Before you get too excited, though, remember: Meditation is not a quick fix. "You can't just magically sit down and meditate and tomorrow have no weight on your body," says DeDe Lahman, a certified yoga instructor and body image lecturer in New York.
A Practice of Presence
Of course, a meditation practice involves more than a few deep breaths. But it is simple. "Meditation is about stopping and being present, that is all," writes Jon Kabat-Zinn, PhD, in Wherever You Go, There You Are; Mindfulness Meditation in Everyday Life. He adds, "Mostly we run around doing. Are you able to come to a stop in your life, even for one moment? Could it be this moment? What would happen if you did?"
What happens on the physical level is what Herbert Benson, MD, the Harvard doctor who initiated meditation studies in the 1970s, calls the "Relaxation Response." He discovered that during meditation, brain waves shift into a state similar to — and sometimes more relaxed than — sleep. This level of relaxation lowers the amount of stress hormones that can contribute to pain and illness.

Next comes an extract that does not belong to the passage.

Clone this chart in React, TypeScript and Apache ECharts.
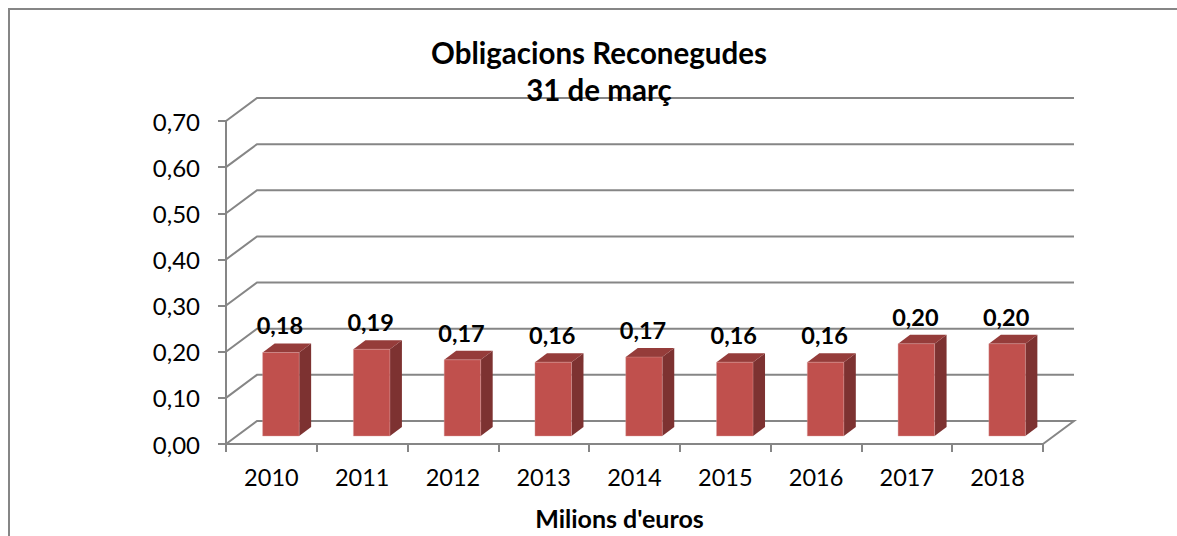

Meditation can also clear a foundation for healthier thinking and feeling. "When you meditate, all the junk comes up, all the clutter," says Lahman. "The negative body images come up, the desires for certain foods come up, and the emotions that are attached to those desires come up. The more they surface, the more you can put them in your mental recycle bin and start with a clean slate."
There are many types of meditation. Find one that resonates with your beliefs, and make sure your instructor has plenty of experience. In the meantime, you can try the following:
- Sit straight in a comfortable, quiet place.
- Close your eyes.
- Relax your muscles.
- Pay attention to your slow and natural breathing.
- When distracting thoughts occur — and they will — simply notice them and gently bring your attention back to the breath. You may have to do this often at first.
- Continue for 10 to 20 minutes.
- Try to practice once or twice daily. With time, meditation will "bring a sense of relaxation, of coming to peace," says Gaines. "And from that place of peace we make better choices."